At the most basic level, then, Lucia is just a straightforward application of Freytag. But the Lucia opinion also brings some subtle changes to the court’s formulation of the Article II “officer” standard that may impact appointments clause cases in the lower courts.

For starters, in the past, the D.C. Circuit in particular has read essentially every facet of Supreme Court appointments-clause discussion as establishing new mandatory “officer” elements. In Freytag, the court discussed final decision-making authority in the alternative — and the D.C. Circuit concluded that only officials with such authority are “officers.” The Freytag court mentioned discretionary authority and the handling of important issues as indicia of Article II “officer” status— and the D.C. Circuit in Tucker v. Commissioner of Internal Revenue suggested that both of those factors — and final decision-making — are mandatory. In Lucia, the court indicated that this interpretive approach is incorrect. The court explicitly stated that it was not deciding whether each ALJ/STJ characteristic is constitutionally required “for someone conducting adversarial hearings to count as an officer.” In other words, as Justices Clarence Thomas and Neil Gorsuch expressed in their concurring opinion, the court’s opinions have suggested that certain characteristics are sufficient, but perhaps not necessary, for Article II “officer” status.

Moving forward, if lower courts can identify that a particular official has responsibilities that are more significant than those of the SEC’s ALJs, a court might fairly confidently rule that the official is an “officer.” But for any position with duties non-analogous to agency adjudicators, or with duties arguably less weighty than the SEC’s ALJs, there is an open question. Lower courts, and Congress when it creates new governmental positions, will have to use their best judgment to compare and contrast the position under consideration with officials previously determined to be “officers.” But lower courts can no longer point to highly detailed factors from a particular Supreme Court appointments clause decision and necessarily contend that those factors have been mandated by the court.

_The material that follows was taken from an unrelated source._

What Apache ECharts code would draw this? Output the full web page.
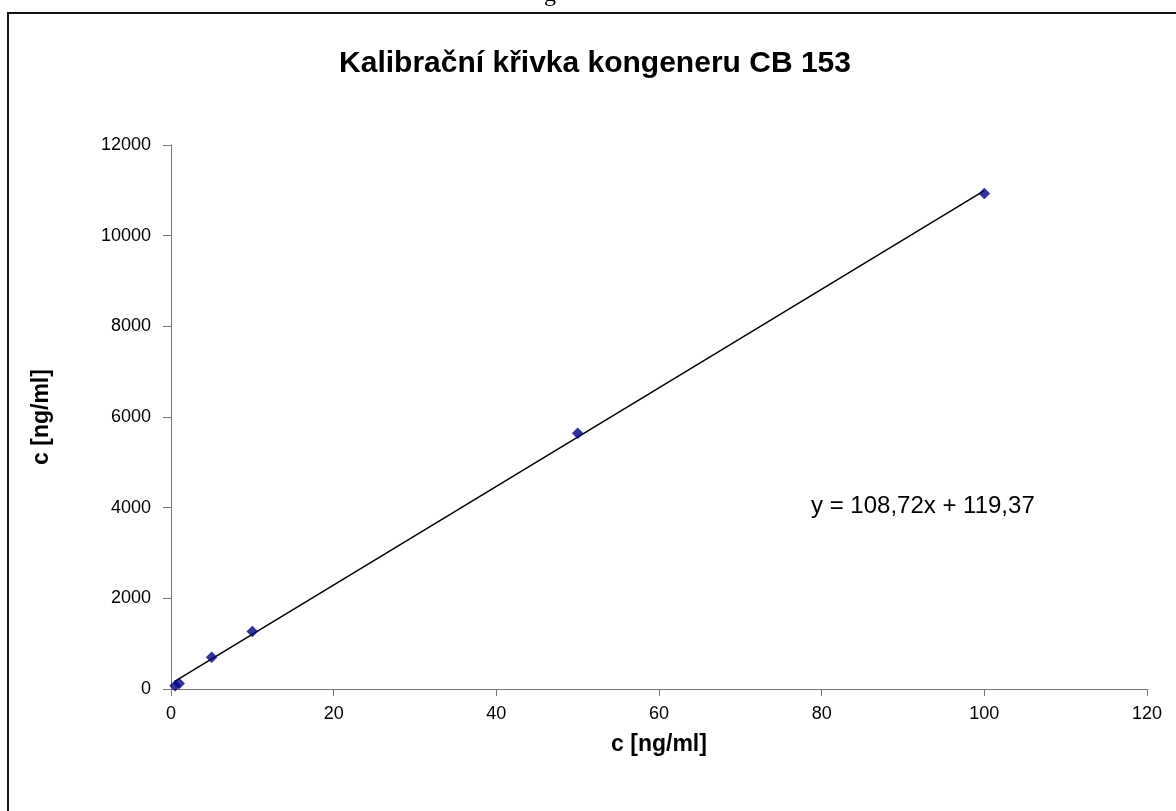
<!DOCTYPE html>
<html>
<head>
<meta charset="utf-8">
<script src="https://cdn.jsdelivr.net/npm/echarts@6/dist/echarts.min.js"></script>
<style>
html,body{margin:0;padding:0;background:#fff;}
#chart{width:1176px;height:811px;}
</style>
</head>
<body>
<div id="chart"></div>
<script>
const xValues = [0.5, 1, 5, 10, 50, 100];
const yValues = [70, 120, 700, 1270, 5640, 10930];
const slope = 108.72;
const intercept = 119.37;
const xTicks = [0, 20, 40, 60, 80, 100, 120];
const yTicks = [0, 2000, 4000, 6000, 8000, 10000, 12000];
const titleText = 'Kalibrační křivka kongeneru CB 153';
const axisName = 'c [ng/ml]';
const equationText = 'y = 108,72x + 119,37';

const points = xValues.map((x, i) => [x, yValues[i]]);
const xMin = Math.min(...xValues), xMax = Math.max(...xValues);
const trend = [[xMin, slope * xMin + intercept], [xMax, slope * xMax + intercept]];

const font = 'Liberation Sans, Arial, sans-serif';
const chart = echarts.init(document.getElementById('chart'));
chart.setOption({
  animation: false,
  backgroundColor: '#fff',
  title: {
    text: titleText,
    left: 590, top: 44, textAlign: 'center',
    textStyle: {fontFamily: font, fontSize: 30, fontWeight: 'bold', color: '#000'}
  },
  grid: {left: 171, top: 145, right: 29, bottom: 122, containLabel: false, outerBoundsMode: 'none'},
  xAxis: {
    type: 'value', min: xTicks[0], max: xTicks[xTicks.length - 1], interval: 20,
    name: axisName, nameLocation: 'middle', nameGap: 44,
    nameTextStyle: {fontFamily: font, fontSize: 23, fontWeight: 'bold', color: '#000'},
    axisLine: {show: true, lineStyle: {color: '#777', width: 1}},
    axisTick: {show: true, inside: false, length: 7, lineStyle: {color: '#777'}},
    axisLabel: {fontFamily: font, fontSize: 18, color: '#000', margin: 16},
    splitLine: {show: false}
  },
  yAxis: {
    type: 'value', min: yTicks[0], max: yTicks[yTicks.length - 1], interval: 2000,
    name: axisName, nameLocation: 'middle', nameGap: 118, nameRotate: 90,
    nameTextStyle: {fontFamily: font, fontSize: 23, fontWeight: 'bold', color: '#000'},
    axisLine: {show: true, lineStyle: {color: '#777', width: 1}},
    axisTick: {show: true, inside: false, length: 8, lineStyle: {color: '#777'}},
    axisLabel: {fontFamily: font, fontSize: 18, color: '#000', margin: 20,
      formatter: v => String(v)},
    splitLine: {show: false}
  },
  series: [
    {
      type: 'line', data: trend, symbol: 'none', silent: true,
      lineStyle: {color: '#000', width: 1.5}, z: 2
    },
    {
      type: 'scatter', data: points, symbol: 'diamond', symbolSize: 11,
      itemStyle: {color: '#000080', borderColor: '#000080', borderWidth: 0.5}, z: 3
    }
  ],
  graphic: [
    {type: 'rect', shape: {x: 8, y: 13, width: 1200, height: 850},
     style: {fill: 'none', stroke: '#111', lineWidth: 2}, silent: true, z: 0},
    {type: 'text', left: 811, top: 494,
     style: {text: equationText, fontFamily: font, fontSize: 24, fill: '#000'}},
    {type: 'text', left: 544, top: -17,
     style: {text: 'g', fontFamily: 'Liberation Serif, serif', fontSize: 24, fill: '#000'}}
  ]
});
</script>
</body>
</html>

In continuity with Buckley v.Valeo, the court in Lucia remains committed to the amorphous “significant authority” standard for “officer” status, declining to flesh it out any more than just to clarify that the SEC’s ALJs satisfy it under Freytag. The one curious addition that the Lucia opinion does emphasize, however, is the threshold qualification that only officials in “continuing positions” are “officers.” The Lucia opinion suggests that this “continuing position” element — emphasized in United States v. Germaine in 1879 — was also embraced by the court in Freytag. But neither of the court’s modern appointments clause decisions, in Buckley or Freytag, explicitly imposed the “continuing” officer requirement. And no litigant in Lucia contended that this element might be outcome-determinative.

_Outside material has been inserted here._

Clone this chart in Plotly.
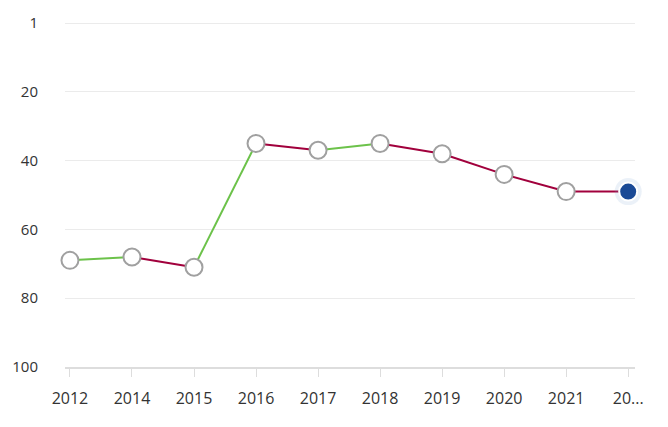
import plotly.graph_objects as go

years = ['2012', '2014', '2015', '2016', '2017', '2018', '2019', '2020', '2021', '2022']
year_labels = ['2012', '2014', '2015', '2016', '2017', '2018', '2019', '2020', '2021', '20...']
ranks = [69, 68, 71, 35, 37, 35, 38, 44, 49, 49]
y_ticks = [0, 20, 40, 60, 80, 100]
y_tick_labels = ['1', '20', '40', '60', '80', '100']

GREEN = '#6cc24a'
RED = '#a1003c'

fig = go.Figure()

# one trace per segment: green when rank improves, red otherwise
for i in range(len(years) - 1):
    col = GREEN if ranks[i + 1] < ranks[i] else RED
    fig.add_trace(go.Scatter(x=years[i:i + 2], y=ranks[i:i + 2], mode='lines',
                             line=dict(color=col, width=2), hoverinfo='skip',
                             cliponaxis=False))

# open markers
fig.add_trace(go.Scatter(x=years[:-1], y=ranks[:-1], mode='markers', cliponaxis=False,
                         marker=dict(size=17, color='white',
                                     line=dict(color='#a0a0a0', width=2))))
# glow + current point
fig.add_trace(go.Scatter(x=years[-1:], y=ranks[-1:], mode='markers', cliponaxis=False,
                         marker=dict(size=27, color='rgba(120,160,210,0.15)',
                                     line=dict(width=0)), hoverinfo='skip'))
fig.add_trace(go.Scatter(x=years[-1:], y=ranks[-1:], mode='markers', cliponaxis=False,
                         marker=dict(size=18, color='#1a4a96',
                                     line=dict(color='white', width=2))))

fig.update_layout(
    width=668, height=427,
    margin=dict(l=57, r=41, t=14, b=68),
    paper_bgcolor='white', plot_bgcolor='white',
    showlegend=False,
    font=dict(family='Open Sans, sans-serif', size=16, color='#333333'),
)
fig.update_xaxes(type='category', categoryorder='array', categoryarray=years,
                 tickvals=years, ticktext=year_labels,
                 range=[-0.08, 9.11], showgrid=False, automargin=False,
                 showline=True, linecolor='#dddddd', linewidth=2,
                 ticks='outside', ticklen=8, tickcolor='#dddddd', tickwidth=1,
                 ticklabelstandoff=8, zeroline=False)
fig.update_yaxes(range=[100, -0.3], tickvals=y_ticks, ticktext=y_tick_labels,
                 tickfont=dict(size=15),
                 showgrid=True, gridcolor='#ebebeb', gridwidth=1, automargin=False,
                 zeroline=False, showline=False, ticklabelstandoff=26)

fig.write_html("out.html")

Perhaps the court highlighted the “continuing position” qualification for “officer” status along with its discussion of “significant authority” because the qualification plays a fairly prominent role in the Department of Justice’s 2007 “officer” definition, discussed in the SG’s Lucia brief. Or, perhaps the court is trying to more closely tie the modern Buckley officer formulation to its 19th-century appointments clause cases. At one point the court in Free Enterprise Fund v. Public Company Accounting Oversight Board in 2010 suggested that language in Germaine indicates that the vast majority of civil servants are non-officers. But the 2010 opinion apparently misconstrued Germaine’s discussion to apply to fulltime government employees, not just to individuals hired intermittently for services like government contractors or the civil surgeons at issue in Germaine.

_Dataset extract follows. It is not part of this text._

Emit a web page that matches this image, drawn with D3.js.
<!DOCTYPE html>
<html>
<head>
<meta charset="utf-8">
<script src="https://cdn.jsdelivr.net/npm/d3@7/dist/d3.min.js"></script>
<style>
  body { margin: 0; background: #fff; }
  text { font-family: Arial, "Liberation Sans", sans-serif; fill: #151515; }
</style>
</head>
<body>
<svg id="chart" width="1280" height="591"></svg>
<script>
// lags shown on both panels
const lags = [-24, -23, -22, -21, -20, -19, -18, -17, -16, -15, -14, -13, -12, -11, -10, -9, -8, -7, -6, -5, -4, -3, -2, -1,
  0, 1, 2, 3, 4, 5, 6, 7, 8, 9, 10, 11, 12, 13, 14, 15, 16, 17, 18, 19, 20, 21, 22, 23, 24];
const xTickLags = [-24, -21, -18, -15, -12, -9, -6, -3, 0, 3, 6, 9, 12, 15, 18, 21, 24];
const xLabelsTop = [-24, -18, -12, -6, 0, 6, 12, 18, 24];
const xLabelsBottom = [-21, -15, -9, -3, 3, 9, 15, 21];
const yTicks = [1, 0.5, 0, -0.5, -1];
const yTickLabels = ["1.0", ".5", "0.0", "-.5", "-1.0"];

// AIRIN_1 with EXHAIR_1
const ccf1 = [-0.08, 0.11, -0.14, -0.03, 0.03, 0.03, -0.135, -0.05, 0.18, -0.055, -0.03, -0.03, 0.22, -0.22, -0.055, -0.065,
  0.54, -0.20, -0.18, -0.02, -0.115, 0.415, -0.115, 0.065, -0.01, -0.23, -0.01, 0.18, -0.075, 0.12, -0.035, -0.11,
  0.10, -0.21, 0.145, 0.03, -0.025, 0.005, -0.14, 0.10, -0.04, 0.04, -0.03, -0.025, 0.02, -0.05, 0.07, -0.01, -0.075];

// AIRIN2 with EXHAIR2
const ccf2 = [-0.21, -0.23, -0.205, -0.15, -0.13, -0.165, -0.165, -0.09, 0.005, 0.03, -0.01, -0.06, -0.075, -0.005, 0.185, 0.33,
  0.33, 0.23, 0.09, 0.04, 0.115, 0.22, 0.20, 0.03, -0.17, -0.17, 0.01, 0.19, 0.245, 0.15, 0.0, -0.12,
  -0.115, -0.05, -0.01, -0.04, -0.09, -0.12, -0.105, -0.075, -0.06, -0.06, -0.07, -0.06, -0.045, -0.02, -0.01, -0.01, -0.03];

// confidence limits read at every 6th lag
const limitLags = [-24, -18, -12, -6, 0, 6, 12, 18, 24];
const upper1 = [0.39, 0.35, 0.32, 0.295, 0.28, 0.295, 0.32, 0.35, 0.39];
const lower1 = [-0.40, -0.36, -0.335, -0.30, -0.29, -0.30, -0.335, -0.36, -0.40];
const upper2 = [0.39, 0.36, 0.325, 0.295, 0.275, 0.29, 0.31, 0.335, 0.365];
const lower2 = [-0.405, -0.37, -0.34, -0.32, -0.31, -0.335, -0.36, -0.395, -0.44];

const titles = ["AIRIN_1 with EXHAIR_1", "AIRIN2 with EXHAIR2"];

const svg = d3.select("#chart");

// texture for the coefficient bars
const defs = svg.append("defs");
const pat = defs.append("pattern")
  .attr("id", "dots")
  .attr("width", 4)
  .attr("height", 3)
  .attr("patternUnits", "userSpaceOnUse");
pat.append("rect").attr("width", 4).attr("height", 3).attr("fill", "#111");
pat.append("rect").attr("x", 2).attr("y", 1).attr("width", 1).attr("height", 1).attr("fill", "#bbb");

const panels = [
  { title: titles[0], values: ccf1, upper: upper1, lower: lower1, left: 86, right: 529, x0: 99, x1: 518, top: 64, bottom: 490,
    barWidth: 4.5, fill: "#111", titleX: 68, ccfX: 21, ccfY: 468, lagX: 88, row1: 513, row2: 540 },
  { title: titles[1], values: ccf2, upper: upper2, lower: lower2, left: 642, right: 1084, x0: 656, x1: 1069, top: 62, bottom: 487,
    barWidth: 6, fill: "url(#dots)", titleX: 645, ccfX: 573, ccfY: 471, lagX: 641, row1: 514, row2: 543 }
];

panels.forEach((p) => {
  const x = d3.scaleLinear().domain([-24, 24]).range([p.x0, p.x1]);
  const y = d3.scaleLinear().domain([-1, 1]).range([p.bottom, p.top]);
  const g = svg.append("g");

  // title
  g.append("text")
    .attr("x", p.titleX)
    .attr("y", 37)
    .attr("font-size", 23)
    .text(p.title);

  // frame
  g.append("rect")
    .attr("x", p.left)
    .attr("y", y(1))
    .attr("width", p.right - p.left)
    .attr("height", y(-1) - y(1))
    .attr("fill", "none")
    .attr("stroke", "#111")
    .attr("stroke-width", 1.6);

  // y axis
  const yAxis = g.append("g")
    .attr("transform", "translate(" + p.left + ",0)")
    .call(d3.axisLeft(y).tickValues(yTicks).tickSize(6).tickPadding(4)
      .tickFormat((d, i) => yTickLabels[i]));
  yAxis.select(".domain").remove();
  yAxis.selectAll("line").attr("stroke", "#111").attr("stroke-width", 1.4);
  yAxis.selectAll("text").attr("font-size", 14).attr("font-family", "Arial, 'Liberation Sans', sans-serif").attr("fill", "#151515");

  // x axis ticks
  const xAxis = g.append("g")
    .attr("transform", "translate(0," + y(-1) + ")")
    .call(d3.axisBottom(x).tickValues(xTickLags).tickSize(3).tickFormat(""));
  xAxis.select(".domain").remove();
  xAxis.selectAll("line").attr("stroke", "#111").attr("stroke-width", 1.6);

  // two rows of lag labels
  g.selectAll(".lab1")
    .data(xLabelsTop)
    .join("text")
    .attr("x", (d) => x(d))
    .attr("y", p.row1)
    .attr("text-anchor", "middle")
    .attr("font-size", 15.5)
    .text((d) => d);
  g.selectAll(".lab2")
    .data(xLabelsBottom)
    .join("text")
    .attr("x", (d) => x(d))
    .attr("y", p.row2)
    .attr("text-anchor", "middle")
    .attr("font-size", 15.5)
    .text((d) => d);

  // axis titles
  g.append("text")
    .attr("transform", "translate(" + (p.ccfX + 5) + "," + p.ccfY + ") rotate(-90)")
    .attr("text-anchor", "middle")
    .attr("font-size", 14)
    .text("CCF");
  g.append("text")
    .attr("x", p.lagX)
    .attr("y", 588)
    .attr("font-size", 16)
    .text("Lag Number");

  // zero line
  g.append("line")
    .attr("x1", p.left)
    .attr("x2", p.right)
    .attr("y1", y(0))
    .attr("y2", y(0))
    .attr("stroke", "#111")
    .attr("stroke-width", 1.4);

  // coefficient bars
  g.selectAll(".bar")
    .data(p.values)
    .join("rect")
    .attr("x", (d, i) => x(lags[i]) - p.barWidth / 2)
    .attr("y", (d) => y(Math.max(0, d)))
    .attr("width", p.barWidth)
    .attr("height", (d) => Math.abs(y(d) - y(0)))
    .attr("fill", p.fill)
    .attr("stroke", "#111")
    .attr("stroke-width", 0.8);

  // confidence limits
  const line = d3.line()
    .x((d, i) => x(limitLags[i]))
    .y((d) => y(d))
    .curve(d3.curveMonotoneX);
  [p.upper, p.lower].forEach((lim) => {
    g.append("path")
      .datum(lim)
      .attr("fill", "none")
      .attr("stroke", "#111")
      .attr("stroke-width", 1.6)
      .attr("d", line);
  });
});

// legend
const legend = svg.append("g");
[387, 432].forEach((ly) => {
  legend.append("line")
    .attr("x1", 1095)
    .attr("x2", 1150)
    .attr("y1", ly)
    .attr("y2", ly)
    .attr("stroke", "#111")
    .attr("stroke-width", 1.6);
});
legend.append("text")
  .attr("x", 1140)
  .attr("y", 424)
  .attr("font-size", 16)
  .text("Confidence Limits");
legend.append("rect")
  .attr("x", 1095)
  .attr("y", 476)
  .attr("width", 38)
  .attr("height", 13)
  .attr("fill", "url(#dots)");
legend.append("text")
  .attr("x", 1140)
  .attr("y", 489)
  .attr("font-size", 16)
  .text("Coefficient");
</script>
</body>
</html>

One final point about the Lucia opinions that merits discussion relates to Breyer’s continued uneasiness about the impact of appointments clause jurisprudence on civil service tenure protections. Breyer indicates that he turned to statutory grounds in Lucia because he is deeply concerned that concluding that ALJs are Article II “officers” may lead to the companion conclusion that ALJ tenure protections are barred under Free Enterprise Fund’s prohibition on double for-cause removal protections for certain executive officers. Further, Breyer fears that applying Free Enterprise Fund to “high-level civil servants threatens to change the nature of our merit-based civil service as it has existed from the time of President Chester Alan Arthur.” But this final concern appears to be based, at least in part, on factual imprecision.

Arthur served during the 1883 enactment of the Pendleton Act, the first statute to establish a comprehensive merit-based civil service selection system. But that act had very little to do with the labyrinthine set of tenure protections applicable to civil servants today. The theory of an expert civil service at the time was based much more on selecting qualified officers on the front end. The Pendleton Act barred only removals motivated by retaliation related to political campaign activity. Even the Lloyd-La Follette Act’s establishment of more generous removal protections in 1912 apparently was motivated by particular concerns related to whistleblowing-employee speech protections — not a generalized idea that federal employees must be insulated from removal to ensure an expert civil service.

The court’s apparently modest-at-least-for-now opinion in Lucia intentionally leaves several unanswered questions. Are the ALJs’ tenure protections unconstitutionally restrictive? (The court needs thorough lower-court review before it would take this up.) Has the SEC properly ratified the previously improper ALJ appointments? (The court sees no reason to address this.) Is a “new officer … required for every Appointments Clause violation”? (Not necessarily.) What exactly are the factors that give a government official sufficiently “significant authority” to be an “officer”? (You have it if the court has held previously that your position is an “office.”) It’s unclear how, or whether, courts will address these issues in the future. But it seems likely that appointments clause scholars and practitioners will be productively employed for at least a few more years.